In February 2021, CEA (the EV rebrand hadn’t happened yet) wrote:
It’s unclear from that whether the due diligence scaled appropriately with size of donation. I doubt ~anyone is batting an eye at charities that took 25K-50K from SBF, due diligence or no. The process at the tens of millions per year level needs to be bespoke, though.
Yeah, fully agree with this. I hope now that EV and/or EV-affiliated people are talking more about this matter that they’ll be willing to share what specific due diligence was done before accepting SBF’s gifts and what their due diligence policies look like more generally.
Unclear, although most nonprofits are attracting significantly less risky donors than crypto people. (SBF wasn’t even the first crypto scammer sentenced to a multidecade term in the Southern District of New York in the past twelve months....)

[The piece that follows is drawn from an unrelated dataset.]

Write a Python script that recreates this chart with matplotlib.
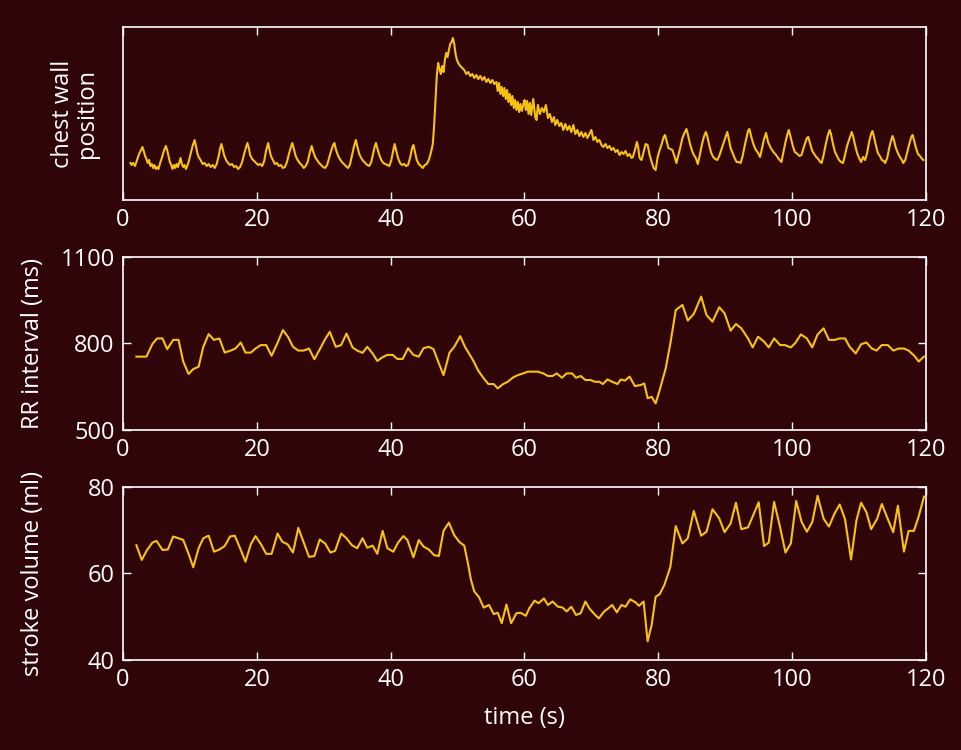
import matplotlib
matplotlib.use("Agg")
import matplotlib.pyplot as plt

# ---------------- data ----------------
chest_t = [1.1,1.3,1.5,1.8,2.1,2.4,2.7,2.9,3.1,3.3,3.5,3.7,3.9,4.1,4.3,4.5,4.7,4.9,5.1,5.3,5.5,5.8,6.1,6.4,6.6,6.8,7.0,7.2,7.4,7.6,7.8,8.0,8.2,8.4,8.6,8.8,9.0,9.2,9.4,9.6,9.8,10.1,10.4,10.7,10.9,11.1,11.3,11.6,11.9,12.2,12.5,12.8,13.1,13.4,13.7,14.0,14.3,14.5,14.7,14.9,15.1,15.4,15.7,16.0,16.3,16.6,16.9,17.2,17.5,17.8,18.1,18.4,18.6,18.8,19.0,19.3,19.6,19.9,20.2,20.5,20.8,21.1,21.4,21.7,21.9,22.1,22.4,22.7,23.0,23.3,23.6,23.9,24.2,24.5,24.8,25.1,25.3,25.5,25.8,26.1,26.4,26.7,27.0,27.3,27.6,27.9,28.2,28.4,28.7,29.0,29.3,29.6,29.9,30.2,30.5,30.8,31.1,31.4,31.6,31.8,32.1,32.4,32.7,33.0,33.3,33.6,33.9,34.2,34.5,34.8,35.0,35.3,35.6,35.9,36.2,36.5,36.8,37.1,37.4,37.6,37.8,38.0,38.3,38.6,38.9,39.2,39.5,39.8,40.1,40.4,40.6,40.8,41.1,41.4,41.7,42.0,42.3,42.6,42.9,43.2,43.4,43.6,43.9,44.2,44.5,44.8,45.1,45.4,45.7,46.0,46.3,46.5,46.7,46.9,47.1,47.3,47.5,47.7,47.9,48.1,48.3,48.5,48.7,48.9,49.1,49.3,49.5,49.7,49.9,50.1,50.4,50.7,51.0,51.3,51.6,51.9,52.2,52.5,52.8,53.1,53.4,53.7,54.0,54.3,54.6,54.9,55.2,55.5,55.8,56.0,56.2,56.4,56.6,56.8,57.0,57.2,57.4,57.6,57.8,58.0,58.2,58.4,58.6,58.8,59.0,59.2,59.4,59.6,59.8,60.0,60.2,60.4,60.6,60.8,61.0,61.3,61.6,61.8,62.0,62.3,62.6,62.9,63.2,63.5,63.8,64.1,64.4,64.6,64.9,65.2,65.5,65.8,66.1,66.4,66.7,67.0,67.3,67.6,67.9,68.2,68.5,68.8,69.1,69.4,69.7,70.0,70.3,70.6,70.9,71.2,71.5,71.8,72.1,72.4,72.7,73.0,73.3,73.6,73.9,74.2,74.5,74.8,75.1,75.4,75.7,76.0,76.2,76.5,76.8,77.0,77.2,77.5,77.8,78.1,78.4,78.7,79.0,79.3,79.6,79.9,80.2,80.5,80.8,81.0,81.2,81.5,81.8,82.1,82.4,82.7,83.0,83.3,83.6,83.9,84.2,84.4,84.7,85.0,85.3,85.6,85.9,86.2,86.5,86.8,87.1,87.3,87.6,87.9,88.2,88.5,88.8,89.1,89.5,89.8,90.1,90.3,90.5,90.8,91.1,91.4,91.7,92.0,92.3,92.6,92.9,93.2,93.4,93.6,93.9,94.2,94.5,94.9,95.2,95.5,95.8,96.1,96.4,96.8,97.2,97.6,98.0,98.4,98.7,99.0,99.3,99.5,99.8,100.1,100.4,100.8,101.1,101.4,101.7,102.0,102.2,102.4,102.7,103.0,103.3,103.6,103.9,104.2,104.4,104.7,105.0,105.3,105.6,105.8,106.1,106.4,106.7,107.0,107.3,107.6,107.9,108.2,108.6,108.9,109.1,109.4,109.7,110.0,110.3,110.6,110.9,111.2,111.5,111.8,112.0,112.2,112.5,112.8,113.1,113.4,113.7,113.9,114.2,114.5,114.8,115.0,115.2,115.5,115.8,116.1,116.4,116.6,116.9,117.2,117.5,117.8,118.0,118.2,118.5,118.8,119.1,119.3,119.6]
chest_v = [37,35,37,34,40,46,50,53,49,44,41,37,40,34,36,32,35,31,33,31,36,42,49,54,50,44,38,35,31,35,32,36,33,37,42,36,33,35,31,34,38,46,54,60,54,47,43,40,36,37,34,36,33,35,32,36,44,51,56,51,45,40,37,35,36,33,34,31,33,38,46,53,57,52,45,41,39,37,35,36,34,39,50,57,50,44,40,36,37,34,35,32,33,38,46,53,57,52,44,40,37,35,32,34,38,47,54,49,43,40,37,35,33,32,35,42,49,55,57,51,45,41,38,36,34,32,35,44,53,60,54,46,42,39,37,35,34,38,47,53,57,52,45,40,37,36,35,34,40,50,56,50,42,37,35,36,34,35,42,52,55,49,40,36,34,32,35,36,40,47,56,75,100,125,137,131,126,134,128,140,147,143,150,156,158,162,156,146,140,137,134,132,130,126,128,124,126,122,125,121,124,120,123,118,121,117,120,116,118,109,117,106,113,104,112,101,110,98,106,95,104,92,100,90,98,88,96,89,95,100,90,99,86,97,85,101,83,80,95,86,92,88,95,82,86,78,83,75,80,74,77,70,76,70,74,68,75,66,70,64,68,63,67,62,66,70,60,63,58,60,55,53,56,52,54,50,52,48,50,45,48,46,49,44,46,42,43,50,58,52,42,40,48,56,55,45,38,32,30,43,50,56,63,65,60,52,51,50,44,37,45,53,62,67,71,66,57,50,45,42,36,45,55,63,68,64,55,47,43,41,40,44,52,58,64,68,62,52,47,42,38,38,37,44,54,63,69,71,63,56,51,47,43,52,61,67,58,52,48,45,41,38,48,58,66,70,62,54,48,46,44,45,52,58,62,63,56,49,46,43,41,38,37,45,55,64,70,66,56,48,44,40,38,37,45,54,62,68,64,55,47,42,38,43,40,47,58,66,69,64,55,47,44,40,39,37,42,52,60,64,60,52,47,43,40,37,40,48,56,63,65,60,52,46,44,42,40]

rr_t = [2.0,3.5,4.4,5.1,5.9,6.6,7.5,8.3,9.0,9.8,10.5,11.3,12.0,12.8,13.6,14.4,15.2,16.1,16.8,17.6,18.3,19.1,19.8,20.6,21.4,22.2,23.1,23.9,24.7,25.4,26.2,27.0,27.8,28.6,29.4,30.2,30.9,31.8,32.6,33.4,34.3,35.0,35.8,36.5,37.3,38.0,38.8,39.5,40.3,41.0,41.8,42.6,43.4,44.2,44.9,45.7,46.4,47.2,47.9,48.8,49.5,50.4,51.1,52.3,53.1,53.9,54.6,55.4,56.0,56.8,57.5,58.3,59.0,59.8,60.5,61.2,62.0,62.8,63.5,64.2,64.8,65.6,66.3,67.1,67.7,68.4,69.1,69.9,70.5,71.2,71.7,72.4,73.1,73.9,74.4,75.0,75.7,76.5,77.4,77.9,78.4,79.0,79.6,80.2,81.1,81.8,82.6,83.6,84.4,85.3,86.4,87.2,88.1,89.1,89.9,90.8,91.6,92.4,93.4,94.1,94.9,95.8,96.5,97.3,98.2,98.9,99.8,100.5,101.3,102.2,103.0,103.8,104.7,105.5,106.4,107.1,107.9,108.6,109.5,110.3,111.1,111.9,112.6,113.4,114.3,115.1,115.9,116.7,117.4,118.3,118.9,119.7]
rr_ms = [754,754,798,817,817,780,812,812,737,694,711,719,788,832,812,817,768,775,782,803,768,768,782,794,794,757,802,846,821,788,775,775,782,745,779,814,840,788,794,834,786,775,767,788,765,739,752,760,760,746,746,783,760,754,783,788,780,731,690,768,788,825,788,742,705,679,659,659,644,659,667,682,690,696,702,702,702,696,687,687,696,681,696,696,681,687,673,673,667,667,659,675,667,659,675,671,685,652,656,661,610,615,592,638,713,800,915,933,879,902,962,898,875,925,904,844,867,852,817,786,823,806,786,817,794,794,786,802,831,817,786,831,852,812,812,817,817,788,765,797,803,782,775,794,794,775,782,782,775,756,737,754]

sv_t = [2.0,2.8,3.6,4.4,5.0,5.9,6.7,7.5,8.3,9.0,9.8,10.5,11.3,12.0,12.8,13.6,14.4,15.2,16.0,16.7,17.5,18.3,19.1,19.8,20.7,21.4,22.2,23.1,23.8,24.6,25.4,26.2,27.1,27.8,28.6,29.4,30.2,31.0,31.7,32.6,33.4,34.2,35.0,35.8,36.5,37.3,38.0,38.8,39.5,40.4,41.1,41.9,42.5,43.4,44.2,44.9,45.7,46.5,47.2,47.9,48.7,49.5,50.3,51.0,51.5,52.0,52.5,53.2,53.9,54.7,55.4,56.0,56.6,57.3,58.0,58.8,59.4,60.2,60.7,61.5,62.1,62.9,63.5,64.2,65.0,65.7,66.3,67.0,67.7,68.4,69.1,69.7,70.5,71.1,71.9,72.5,73.1,73.8,74.5,75.1,75.8,76.6,77.1,77.8,78.4,79.0,79.6,80.2,80.9,81.8,82.6,83.6,84.4,85.3,86.4,87.2,88.1,89.1,89.9,90.8,91.6,92.4,93.4,94.2,95.0,95.8,96.5,97.3,98.2,99.0,99.8,100.6,101.4,102.2,103.0,103.8,104.7,105.5,106.3,107.1,107.9,108.8,109.6,110.3,111.1,111.8,112.7,113.4,114.3,115.1,115.8,116.7,117.4,118.2,118.9,119.7]
sv_ml = [66.5,63.1,65.4,67.1,67.5,65.4,65.5,68.5,68.1,67.7,64.5,61.4,65.8,68.1,68.7,65.0,65.5,66.3,68.5,68.7,65.8,62.7,66.7,68.6,66.5,64.5,64.5,69.2,67.3,66.7,64.8,70.5,66.7,63.8,64.0,67.8,66.9,64.8,65.2,69.2,68.1,66.5,65.8,68.1,65.9,66.4,64.5,69.8,65.8,65.0,67.1,68.6,67.7,63.7,67.7,66.2,65.5,64.2,64.0,69.8,71.7,68.8,67.2,66.4,62.7,58.5,55.8,54.5,52.1,52.7,50.6,50.9,48.5,52.8,48.5,50.8,50.9,50.2,51.9,53.7,53.1,54.2,52.7,53.5,52.3,52.1,51.2,52.3,50.4,50.8,53.5,51.9,50.5,49.6,51.2,51.9,52.7,51.0,52.7,52.3,54.0,53.3,52.5,53.5,44.3,48.1,54.6,55.2,57.3,61.5,70.9,66.9,68.1,74.4,68.7,69.6,74.8,72.7,69.5,71.5,76.3,70.2,70.6,73.5,76.4,66.3,67.1,76.5,70.6,64.8,66.9,76.7,71.9,69.6,71.8,77.9,72.6,70.8,73.7,75.9,72.5,63.2,72.2,76.3,74.1,70.2,72.6,76.0,72.5,69.5,75.6,65.0,69.8,69.8,73.1,77.7]

x_ticks = [0, 20, 40, 60, 80, 100, 120]
rr_ticks = [500, 800, 1100]
sv_ticks = [40, 60, 80]

# ---------------- style ----------------
BG = "#300508"
LINE = "#f7c214"
FG = "white"
plt.rcParams["font.family"] = ["Open Sans", "DejaVu Sans"]
FS = 17

fig = plt.figure(figsize=(9.62, 7.5), dpi=100, facecolor=BG)
L, W = 123/962, 803/962
ax1 = fig.add_axes([L, 1-200/750, W, 173/750])
ax2 = fig.add_axes([L, 1-430/750, W, 173.3/750])
ax3 = fig.add_axes([L, 1-660/750, W, 173.3/750])

for ax in (ax1, ax2, ax3):
    ax.set_facecolor(BG)
    for s in ax.spines.values():
        s.set_color(FG)
        s.set_linewidth(1.2)
    ax.tick_params(direction="in", colors=FG, length=5.5, width=1.0,
                   top=True, right=True, labelsize=FS, pad=6)
    ax.set_xlim(0, 120)
    ax.set_xticks(x_ticks)

ax1.plot(chest_t, chest_v, color=LINE, lw=1.5)
ax1.set_ylim(0, 173)
ax1.set_yticks([])
ax1.set_ylabel("chest wall\nposition", color=FG, fontsize=FS, linespacing=1.0)
ax1.yaxis.set_label_coords(-0.030, 0.5)

ax2.plot(rr_t, rr_ms, color=LINE, lw=1.5)
ax2.set_ylim(500, 1100)
ax2.set_yticks(rr_ticks)
ax2.set_ylabel("RR interval (ms)", color=FG, fontsize=FS)
ax2.yaxis.set_label_coords(-0.097, 0.5)

ax3.plot(sv_t, sv_ml, color=LINE, lw=1.5)
ax3.set_ylim(40, 80)
ax3.set_yticks(sv_ticks)
ax3.set_ylabel("stroke volume (ml)", color=FG, fontsize=FS)
ax3.yaxis.set_label_coords(-0.097, 0.5)
ax3.set_xlabel("time (s)", color=FG, fontsize=FS, labelpad=10)

fig.savefig("out.png", dpi=100, facecolor=BG)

I’d suggest that even to the extent a non-profit is generally outsourcing that kind of work, it can’t just rely on standard third-party practices where significant information with some indicia of reliability is brought directly to it.
I don’t think the EA movement as a whole can sensibly be assigned a scope, really. But I think we should collectively be open to doing whatever reasonably practicable, ethical things seem most important, without restricting ourselves to only certain kinds of behaviour fitting that description.
I definitely agree. But I think we’re far from it being practically useful for dedicated EAs to do this themselves.
This is who I thought would be responsible too, along with the CEO of CEA, that they report to, (and those working for the FTX Future Fund, although their conflictedness means they can’t give an unbiased evaluation). But since the FTX catastrophe, the community health team has apparently broadened their mandate to include “epistemic health” and “Special Projects”, rather than narrowing it to focus just on catastrophic risks to the community, which would seem to make EA less resilient in one regard, than it was before.
Of course I’m not necessarily saying that it was possible to put the pieces together ahead of time, just that if there was one group responsible for trying, they were it.
Surely one obvious person with this responsibility was Nick Beckstead, who became President of the FTX Foundation in November 2021. That was the key period where EA partnered with FTX. Beckstead had long experience in grantmaking, credibility, and presumably incentive/ability to do due diligence. Seems clear to me from these podcasts that MacAskill (and to a lesser extent the more junior employees who joined later) deferred to Beckstead.
Yes, that’s who I meant when I said “those working for the FTX Future Fund”
My understanding is that this wasn’t a benign management dispute, it was an ethical dispute about whether to disclose to investors that Alameda had misplaced $4m. SBF’s refusal to do so sure seems of a piece with FTX’s later issues.
I do not remember being entirely or even primarily motivated by that issue. I’m not sure where Matt is getting this from, though in his defense he’s writing pretty flippantly.
Matt Levine is quoting from Going Infinite. I do not know who Michael Lewis’s source is. I’ve heard confirming bits and pieces privately, which makes me trust this public version more. Of course that doesn’t mean that was everyone’s motivation: I’d be very interested to hear whatever you’re able to share.
Thanks, that makes sense. I didn’t remember Going Infinite as having made such a strong claim, but maybe I was projecting my own knowledge into the book.
I looked back at the agenda for our resignation/buyout meeting and I don’t see anything like “didn’t disclose misplaced transfer money to investors”. Which doesn’t mean that no one had this concern, only that they didn’t add it to the agenda, but I do think it would be misleading to describe this as the central concern of the management team, given that we listed other things in the agenda instead of that.[1]
To preempt a question about what concerns I did have, if not the transfer thing: see my post from last year:
I’m not sure if I would describe the above as a “benign management dispute” (it certainly didn’t feel benign to me at the time), but I think it’s even less accurate to describe it as being about the misplaced transfers
that makes sense, sounds like it wasn’t the concern for at least your group. He does describe it as “The rest of the management team was horrified and quit in a huff, loudly telling the investors that Bankman-Fried was dishonest and reckless”, so unless there were multiple waves of management quitting it sounds like the book conflated multiple stories.
Just to clarify, it seems that “The rest of the management team was horrified and quit in a huff, loudly telling the investors that Bankman-Fried was dishonest and reckless” is from Matt Levine, not from Michael Lewis.
I’m quickly skimming the relevant parts of Going Infinite, and it seems to me that Lewis highlights other issues as even more relevant than the missing $4M
Unrelated — I really like this comment + this other comment of yours as good examples of: “I notice the disagreement you are having is about an empirical and easily testable question, let me spend 5 min to grab the nearest data to test this.” (I really admire / value this virtue <3 )
I think this was an example of a disagreement they had, but not the whole disagreement. (Another alleged example was the thing where Tara didn’t want Sam to run some trading algorithm unattended, which he agreed to and then did anyway.)
There part where SBF committed to something important in his trading company and then broke the agreement also seems more predictive of fraud than suggested by the phrase “management dispute”.
People rarely leave over one thing and different people leave over different reasons. But I expect people hearing “left over ethics disputes” to walk away with a more accurate understanding than “left over a management dispute” (and more details to either sentence would be welcome).
Yeah sorry I didn’t intend to disagree with you on whether it was a management dispute or an ethics dispute, just that it wasn’t only the issue you explicitly named.